OTTAWA – Canada hopes to negotiate a North American climate-change deal with U.S. president-elect Barack Obama and will begin working on the file within weeks, Foreign Affairs Minister Lawrence Cannon said today. Meantime, officials told The Canadian Press the Harper government has been waiting for the departure of President George W. Bush to work with his successor on an integrated carbon market.
While states and provinces have been cobbling together a patchwork of approaches to climate change, federal officials said they have been eyeing a continent-wide solution for some time.
Cannon confirmed the issue will be a priority. He said the Conservative government will make Canada's positions on the environment known to the incoming Obama administration.

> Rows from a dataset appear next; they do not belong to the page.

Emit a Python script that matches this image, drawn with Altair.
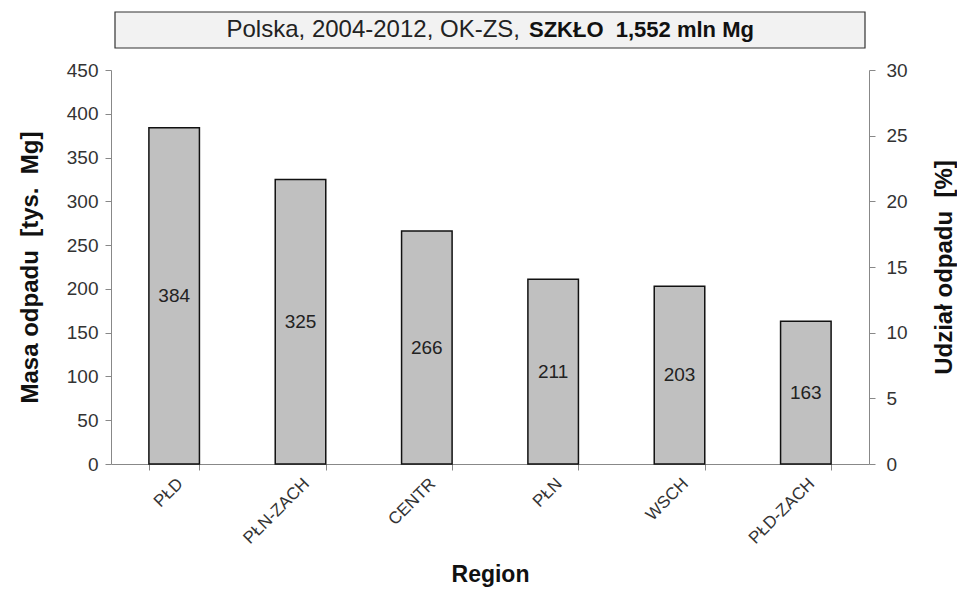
import altair as alt
import pandas as pd

regions = ["PŁD", "PŁN-ZACH", "CENTR", "PŁN", "WSCH", "PŁD-ZACH"]
masa = [384, 325, 266, 211, 203, 163]
total_mln = 1.552
title_normal = "Polska, 2004-2012, OK-ZS,"
title_bold = "SZKŁO\u00a0\u00a01,552 mln Mg"
y_left_title = "Masa odpadu\u00a0\u00a0[tys.\u00a0\u00a0Mg]"
y_right_title = "Udział odpadu\u00a0\u00a0[%]"

df = pd.DataFrame({"region": regions, "masa": masa})
df["mid"] = df["masa"] / 2
df["udzial"] = df["masa"] / (total_mln * 1000) * 100

FONT = "Liberation Sans"

x_enc = alt.X(
    "region:N",
    sort=regions,
    scale=alt.Scale(paddingInner=0.6, paddingOuter=0.3),
    axis=alt.Axis(
        title="Region",
        labelAngle=-45,
        tickBand="extent",
        labelFontSize=17,
        labelColor="#333333",
        titleFontSize=23,
        titlePadding=17,
        labelPadding=5,
    ),
)

y_scale = alt.Scale(domain=[0, 450], nice=False)
y_axis = alt.Axis(
    title=y_left_title,
    values=list(range(0, 451, 50)),
    titlePadding=24,
    labelPadding=7,
)

bars = alt.Chart(df).mark_bar(
    color="#c0c0c0", stroke="#111111", strokeWidth=1.5
).encode(
    x=x_enc,
    y=alt.Y("masa:Q", scale=y_scale, axis=y_axis),
)

labels = alt.Chart(df).mark_text(
    font=FONT, fontSize=19, color="#222222", baseline="middle"
).encode(
    x=alt.X("region:N", sort=regions),
    y=alt.Y("mid:Q", scale=y_scale, axis=y_axis),
    text=alt.Text("masa:Q"),
)

left = alt.layer(bars, labels)

right = alt.Chart(df).mark_point(opacity=0).encode(
    x=alt.X("region:N", sort=regions),
    y=alt.Y(
        "udzial:Q",
        scale=alt.Scale(domain=[0, 30], nice=False),
        axis=alt.Axis(
            orient="right",
            title=y_right_title,
            values=list(range(0, 31, 5)),
            titleAngle=270,
            titleBaseline="alphabetic",
            titlePadding=44,
            labelPadding=11,
        ),
    ),
)

tdf = pd.DataFrame({"normal": [title_normal], "bold": [title_bold]})
box = alt.Chart(tdf).mark_rect(
    fill="#f2f2f2", stroke="#333333", strokeWidth=1.2
).encode(
    x=alt.value(4), x2=alt.value(754), y=alt.value(-58), y2=alt.value(-22)
)
t1 = alt.Chart(tdf).mark_text(
    font=FONT, fontSize=24, color="#222222", align="right", baseline="middle"
).encode(x=alt.value(409), y=alt.value(-40), text="normal:N")
t2 = alt.Chart(tdf).mark_text(
    font=FONT, fontSize=22, fontWeight="bold", color="#111111",
    align="left", baseline="middle"
).encode(x=alt.value(418), y=alt.value(-40), text="bold:N")

chart = alt.layer(left, right, box, t1, t2).resolve_scale(
    y="independent"
).properties(
    width=758,
    height=394,
    autosize=alt.AutoSizeParams(type="none"),
    padding={"left": 103, "top": 62, "right": 88, "bottom": 130},
).configure_view(
    stroke=None
).configure_axis(
    labelFont=FONT,
    titleFont=FONT,
    labelFontSize=19,
    labelColor="#333333",
    titleFontSize=24,
    titleFontWeight="bold",
    titleColor="#111111",
    domainColor="#888888",
    tickColor="#888888",
    tickSize=6,
    grid=False,
)

chart.save("out.html", embed_options={"renderer": "svg", "actions": False})
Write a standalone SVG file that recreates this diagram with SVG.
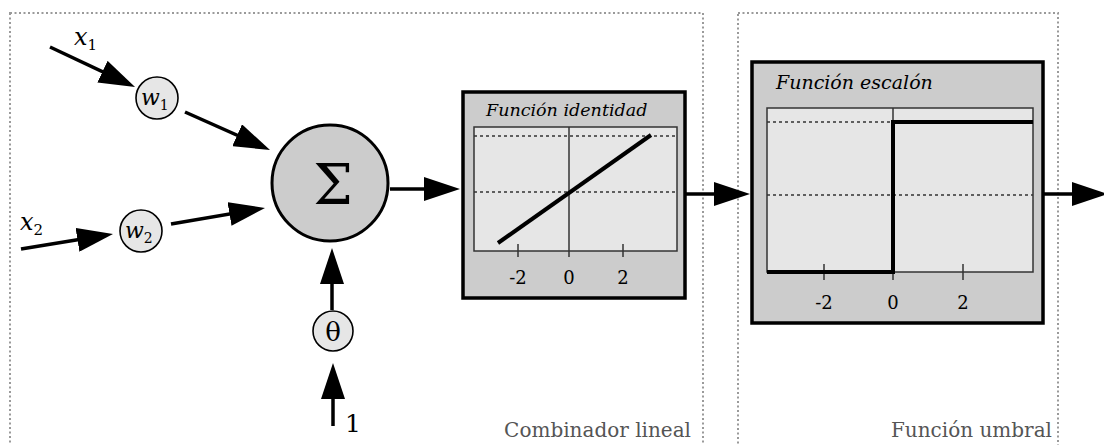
<svg xmlns="http://www.w3.org/2000/svg" width="1104" height="445" viewBox="0 0 1104 445">
  <style>
    .frame { fill: none; stroke: #9a9a9a; stroke-width: 2; stroke-dasharray: 2 2.5; }
    .wire { fill: none; stroke: #000; stroke-width: 3.5; marker-end: url(#head); }
    .weight { fill: #e6e6e6; stroke: #000; stroke-width: 1.6; }
    .sum { fill: #cccccc; stroke: #000; stroke-width: 3; }
    .panel { fill: #cccccc; stroke: #000; stroke-width: 3.5; }
    .plot { fill: #e6e6e6; stroke: #333; stroke-width: 1.5; }
    .axis { fill: none; stroke: #333; stroke-width: 1.5; }
    .grid { fill: none; stroke: #333; stroke-width: 1.5; stroke-dasharray: 3 3; }
    .curve { fill: none; stroke: #000; stroke-width: 4; }
    .serif { font-family: "DejaVu Serif", "Liberation Serif", serif; fill: #000; }
    .it { font-style: italic; }
    .tick { font-size: 18px; text-anchor: middle; }
    .caption { font-size: 20px; fill: #555; text-anchor: end; }
  </style>
  <defs>
    <marker id="head" markerUnits="userSpaceOnUse" markerWidth="36" markerHeight="24" refX="28" refY="12" orient="auto">
      <path d="M0,0 L36,12 L0,24 z" fill="#000"/>
    </marker>
  </defs>

  <!-- stage frames -->
  <g id="frame-combinador">
    <rect class="frame" x="10" y="13" width="693" height="460"/>
    <text class="serif caption" x="691" y="437">Combinador lineal</text>
  </g>
  <g id="frame-umbral">
    <rect class="frame" x="738" y="13" width="320" height="460"/>
    <text class="serif caption" x="1052" y="437">Función umbral</text>
  </g>

  <!-- connectors -->
  <g id="connectors">
    <line class="wire" x1="50" y1="47" x2="127.8" y2="83.6"/>
    <line class="wire" x1="185" y1="112" x2="262.7" y2="146.7"/>
    <line class="wire" x1="21" y1="249" x2="105.1" y2="235.3"/>
    <line class="wire" x1="171" y1="224" x2="257.1" y2="209.3"/>
    <line class="wire" x1="332" y1="310" x2="332" y2="256"/>
    <line class="wire" x1="333" y1="426" x2="333" y2="371"/>
    <line class="wire" x1="390" y1="189" x2="452" y2="189"/>
    <line class="wire" x1="685" y1="194" x2="742" y2="194"/>
    <line class="wire" x1="1043" y1="194" x2="1100" y2="194"/>
  </g>

  <!-- inputs -->
  <g id="input-x1">
    <text class="serif it" x="74" y="45" font-size="24">x<tspan font-size="15" font-style="normal" dy="5">1</tspan></text>
  </g>
  <g id="input-x2">
    <text class="serif it" x="20" y="230" font-size="24">x<tspan font-size="15" font-style="normal" dy="5">2</tspan></text>
  </g>
  <g id="input-1">
    <text class="serif" x="345" y="432" font-size="25">1</text>
  </g>

  <!-- weights -->
  <g id="weight-w1">
    <circle class="weight" cx="157" cy="98" r="21"/>
    <text class="serif it" x="141" y="105" font-size="22">w<tspan font-size="14" font-style="normal" dy="5">1</tspan></text>
  </g>
  <g id="weight-w2">
    <circle class="weight" cx="141" cy="231" r="21"/>
    <text class="serif it" x="125" y="238" font-size="22">w<tspan font-size="14" font-style="normal" dy="5">2</tspan></text>
  </g>
  <g id="bias-theta">
    <circle class="weight" cx="333" cy="331" r="20"/>
    <text class="serif" x="333" y="341" font-size="26" text-anchor="middle">θ</text>
  </g>

  <!-- summation -->
  <g id="sum">
    <circle class="sum" cx="330" cy="183" r="58"/>
    <text class="serif" x="333" y="204" font-size="56" text-anchor="middle">Σ</text>
  </g>

  <!-- identity activation panel -->
  <g id="funcion-identidad">
    <rect class="panel" x="463" y="92" width="222" height="206"/>
    <text class="serif it" x="486" y="116" font-size="17.5">Función identidad</text>
    <rect class="plot" x="474" y="127" width="203" height="124"/>
    <line class="grid" x1="474" y1="136" x2="677" y2="136"/>
    <line class="grid" x1="474" y1="192" x2="677" y2="192"/>
    <line class="axis" x1="569" y1="127" x2="569" y2="257"/>
    <line class="axis" x1="518" y1="244" x2="518" y2="257"/>
    <line class="axis" x1="623" y1="244" x2="623" y2="257"/>
    <line class="curve" x1="498" y1="243" x2="651" y2="135"/>
    <text class="serif tick" x="518" y="284">-2</text>
    <text class="serif tick" x="569" y="284">0</text>
    <text class="serif tick" x="623" y="284">2</text>
  </g>

  <!-- step activation panel -->
  <g id="funcion-escalon">
    <rect class="panel" x="752" y="62" width="291" height="261"/>
    <text class="serif it" x="776" y="89" font-size="19">Función escalón</text>
    <rect class="plot" x="767" y="108" width="266" height="164"/>
    <line class="grid" x1="767" y1="122" x2="893" y2="122"/>
    <line class="grid" x1="767" y1="195" x2="1033" y2="195"/>
    <line class="axis" x1="893" y1="108" x2="893" y2="280"/>
    <line class="axis" x1="824" y1="264" x2="824" y2="280"/>
    <line class="axis" x1="963" y1="264" x2="963" y2="280"/>
    <polyline class="curve" points="767,272 893,272 893,122 1033,122"/>
    <text class="serif tick" x="824" y="309">-2</text>
    <text class="serif tick" x="893" y="309">0</text>
    <text class="serif tick" x="963" y="309">2</text>
  </g>
</svg>
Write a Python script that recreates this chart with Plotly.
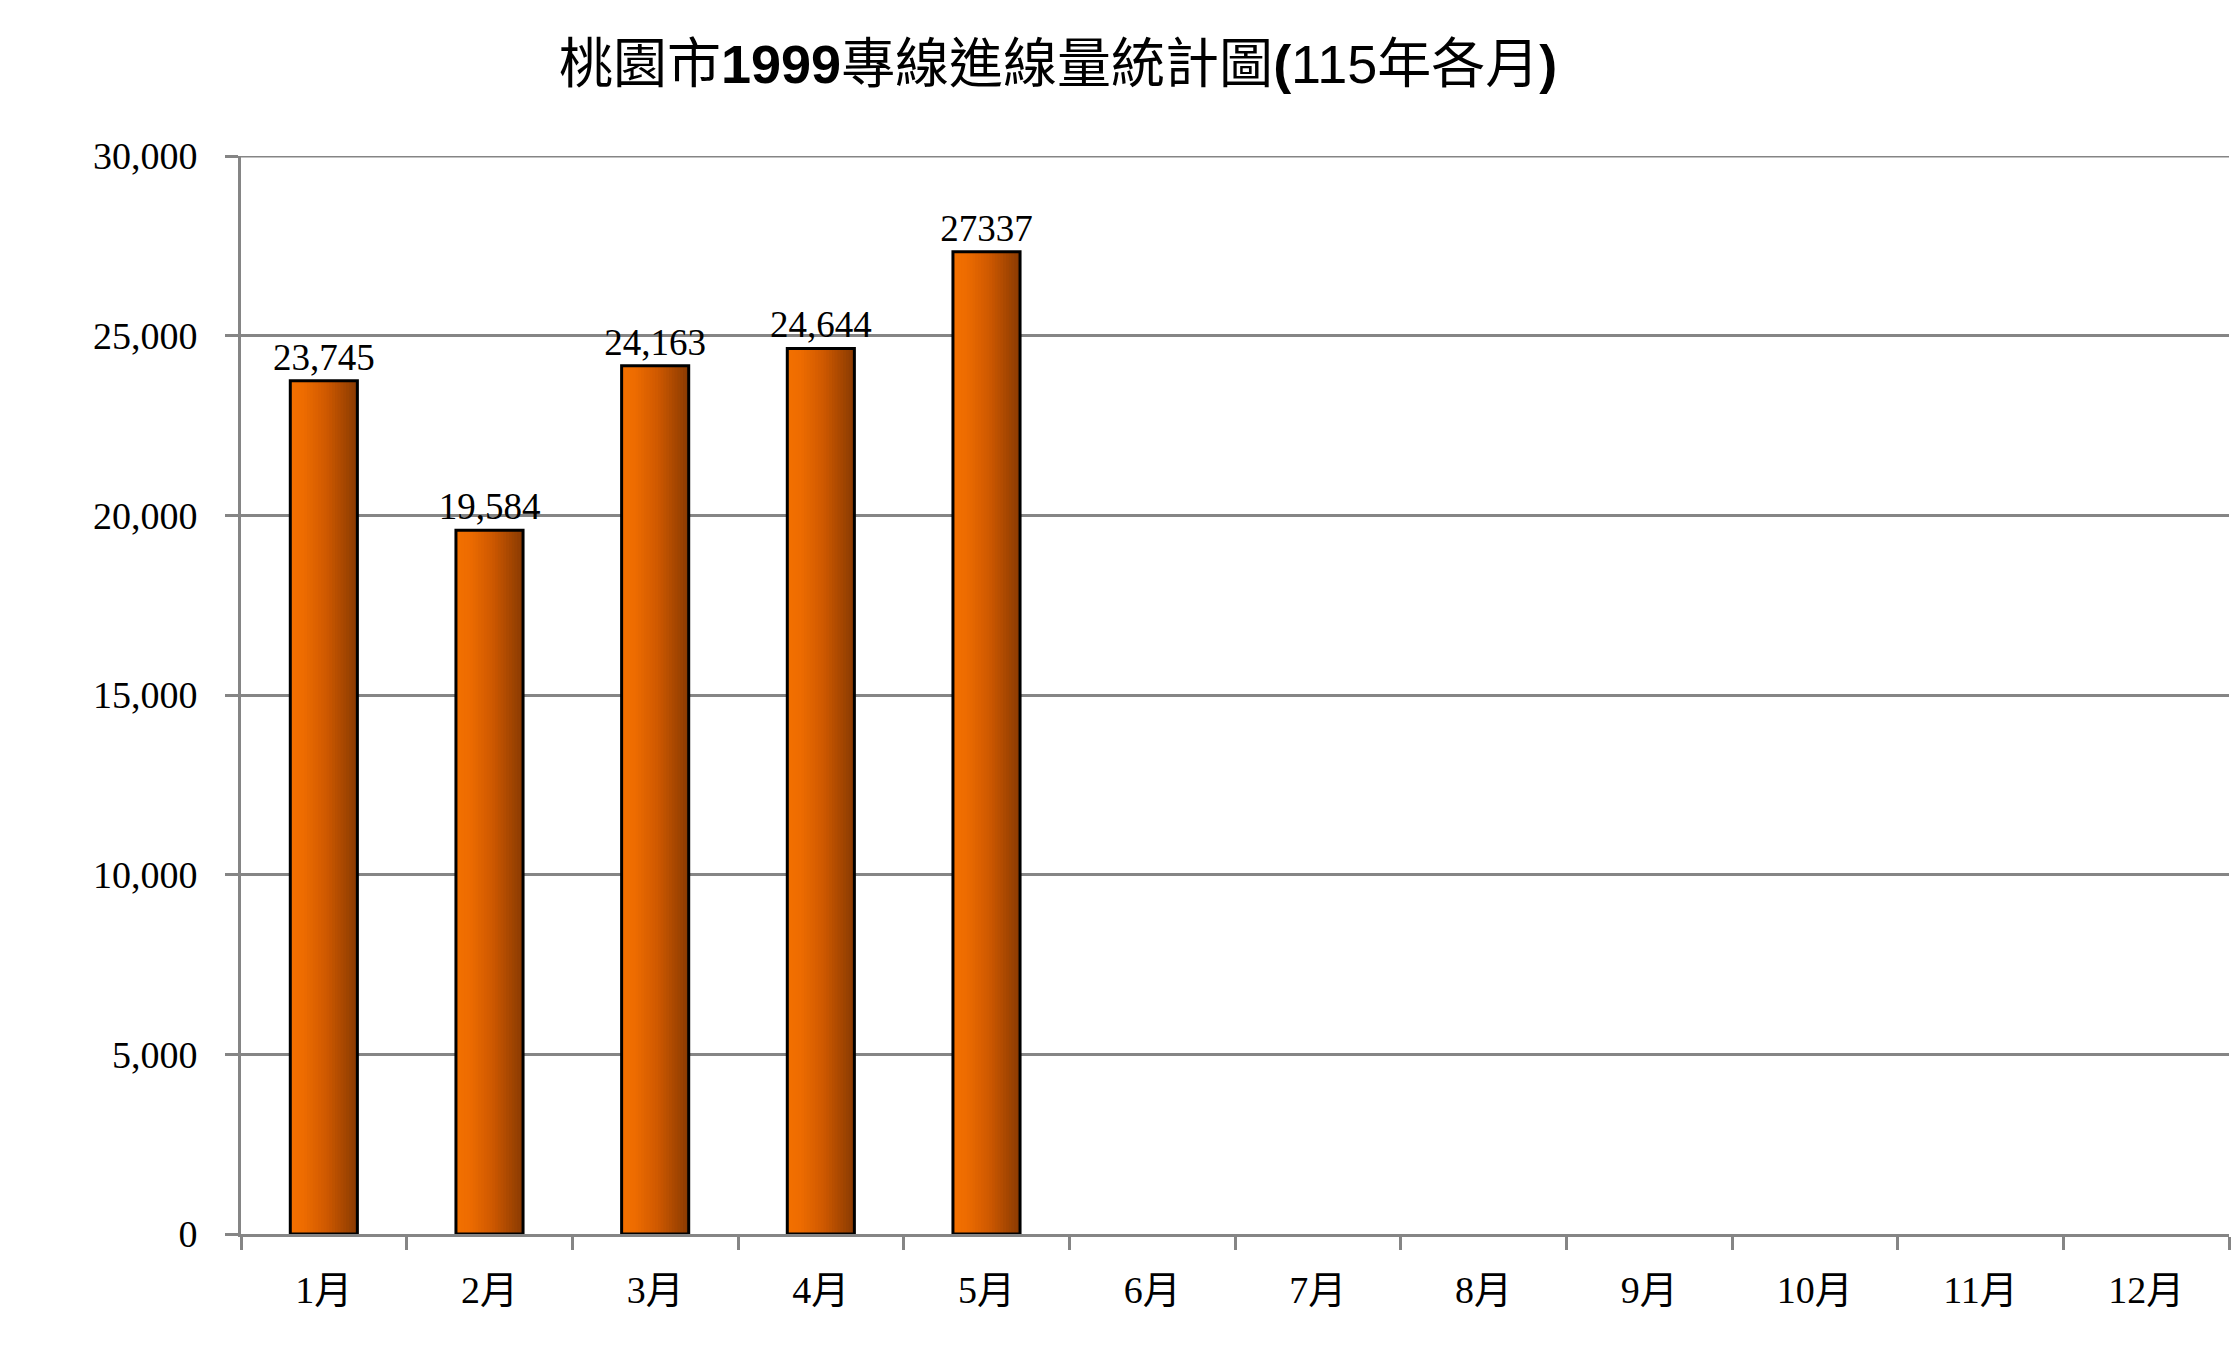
import plotly.graph_objects as go

months = ["1月", "2月", "3月", "4月", "5月", "6月", "7月", "8月", "9月", "10月", "11月", "12月"]
calls = [23745, 19584, 24163, 24644, 27337, None, None, None, None, None, None, None]
value_labels = ["23,745", "19,584", "24,163", "24,644", "27337", "", "", "", "", "", "", ""]
y_ticks = [0, 5000, 10000, 15000, 20000, 25000, 30000]
y_tick_labels = ["0", "5,000", "10,000", "15,000", "20,000", "25,000", "30,000"]

SERIF = "Liberation Serif, Noto Sans CJK TC, serif"
GRID = "#858585"
BAR_W = 0.405
N_SLICES = 24

def grad_color(t):
    stops = [(0.0, (242, 113, 0)), (0.2, (238, 108, 0)), (0.55, (205, 88, 0)), (1.0, (136, 58, 2))]
    for (t0, c0), (t1, c1) in zip(stops[:-1], stops[1:]):
        if t0 <= t <= t1:
            f = (t - t0) / (t1 - t0) if t1 > t0 else 0
            return "rgb(%d,%d,%d)" % tuple(round(a + (b - a) * f) for a, b in zip(c0, c1))
    return "rgb(%d,%d,%d)" % stops[-1][1]

fig = go.Figure()
step = BAR_W / N_SLICES
for i in range(N_SLICES):
    t = (i + 0.5) / N_SLICES
    fig.add_trace(go.Bar(
        x=months, y=calls,
        offset=-BAR_W / 2 + i * step, width=BAR_W - i * step,
        marker=dict(color=grad_color(t), line=dict(width=0)),
        showlegend=False, hoverinfo="skip",
    ))

fig.add_trace(go.Bar(
    x=months, y=calls,
    offset=-BAR_W / 2, width=BAR_W,
    marker=dict(color="rgba(0,0,0,0)", line=dict(color="black", width=3)),
    text=value_labels, textposition="outside", cliponaxis=False,
    constraintext="none",
    textfont=dict(family=SERIF, size=37, color="black"),
    showlegend=False,
))

# top gridline (plotly omits the gridline at the very edge of the range)
fig.add_shape(type="line", xref="paper", x0=0, x1=1, yref="y",
              y0=y_ticks[-1], y1=y_ticks[-1], line=dict(color=GRID, width=3), layer="below")

title_text = ("桃園市<span style=\"font-family:Liberation Sans\"><b>1999</b></span>專線進線量統計圖"
              "<span style=\"font-family:Liberation Sans\"><b>(</b></span>"
              "<span style=\"font-family:Liberation Sans Narrow, Liberation Sans\">115</span>年各月"
              "<span style=\"font-family:Liberation Sans\"><b>)</b></span>")

fig.update_layout(
    width=2237, height=1354,
    margin=dict(l=241, r=8, t=156, b=120),
    paper_bgcolor="white", plot_bgcolor="white",
    barmode="overlay",
    font=dict(family=SERIF, size=38, color="black"),
    title=dict(text=title_text, x=0.473, xanchor="center", y=0.953, yanchor="middle",
               font=dict(family="Noto Sans CJK TC, Liberation Sans", size=54, color="black")),
    xaxis=dict(
        type="category", categoryorder="array", categoryarray=months,
        range=[-0.5, 11.5],
        showline=True, linecolor=GRID, linewidth=3,
        ticks="outside", ticklen=13, tickwidth=3, tickcolor=GRID,
        tickson="boundaries", showgrid=False,
        tickfont=dict(family=SERIF, size=38, color="black"),
        ticklabelstandoff=20,
    ),
    yaxis=dict(
        range=[0, 30000], tickvals=y_ticks, ticktext=y_tick_labels,
        showline=True, linecolor=GRID, linewidth=3,
        ticks="outside", ticklen=13, tickwidth=3, tickcolor=GRID,
        showgrid=True, gridcolor=GRID, gridwidth=3,
        zeroline=False,
        tickfont=dict(family=SERIF, size=38, color="black"),
        ticklabelstandoff=20,
    ),
)

fig.write_html("out.html")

"We will be able to tackle this file on the North American level – on a continental level," he said.
"Over the coming weeks I know my colleague Jim Prentice, minister of the Environment, will be active on that file. I see that in a positive light."
The climate file offers a glimpse of the political benefit the Harper government could draw from an Obama presidency.
Liberals have been expressing hope for months that Obama's election might herald a progressive tidal wave across North America that would propel them back to power.
But even at an Ottawa election party where Liberals celebrated Obama's victory, several predicted that the prime minister will align himself closely with the new occupant of the White House.
They cited the climate issue as an example where the Conservatives have taken flak for repudiating the Kyoto Protocol – but could actually win plaudits by twinning their approach with Obama's.
The Conservatives plan to lower greenhouse gases three per cent from 1990 levels by 2020 – or 20 per cent from 2006 levels over that same period.
Obama has set a similar objective of reducing greenhouse gases to 1990 levels by 2020.
Both targets fall well short of Kyoto, an international agreement ratified by 180 countries, including Canada but not the U.S., that sets targets for reducing greenhouse gas emissions.
The Obama and Harper plans would rely in part on a cap-and-trade system.
Cap-and-trade systems place a ceiling on greenhouse gases and allow participating countries, provinces and states, or companies to buy and sell emissions permits within that cap.
Participants who don't meet the emissions targets can buy credits from those with a surplus instead of reducing their emissions.
The idea is to gradually lower the ceiling to control emissions. The Conservatives pledged in their 2008 election platform to work with the U.S. and Mexico to develop and implement a continent-wide system between 2012 and 2015.
Cannon said the next White House and the Harper government could easily work together on environmental issues. "There are a lot of similarities between the positions put forward and our position. This augurs well for a North American approach on environmental issues – specifically on climate change."
An internal Environment Canada briefing prepared in April compares Canada's regulatory requirements with those in major U.S. global-warming legislation that could become law under Obama's administration. The briefing says a "rough comparison" of the bi-partisan U.S. Climate Security Act and the Conservatives' Turning the Corner plan ``suggests that the two pieces of legislation are comparable."
The Canadian Press obtained the briefing under the Access to Information Act. The document, dated April 14, says Canada will seek a shared carbon market with the U.S., once Washington sets out its own regulations.
"If a greenhouse-gas regulatory regime and offsets system is developed in the United States, cross-border trading in emissions credits and offsets will be pursued," it says.
Another federal official close to the issue said Ottawa has been in a holding pattern for some time, expecting that only in a post-Bush era would there be movement toward a continental system like the one in Europe. Prime Minister Stephen Harper has hinted at that himself. At a G8 summit in Germany last year, he said it's difficult for one country in a shared economic space to set steep targets while its neighbour doesn't.
"We didn't want to go too tough on targets with Bush in the White House," said the federal official. "Because then if they (Americans) didn't follow, it would place Canadian industry at a disadvantage."
In the absence of a continental or national carbon market, regional schemes have popped up. The Western Climate Initiative, a coalition of four Canadian provinces and seven U.S. states, plans a regional market to trade carbon emissions. And earlier this year, the Ontario and Quebec governments agreed to forge ahead with an interprovincial carbon trading system. Ontario Premier Dalton McGuinty has said he would like the program in place by 2010.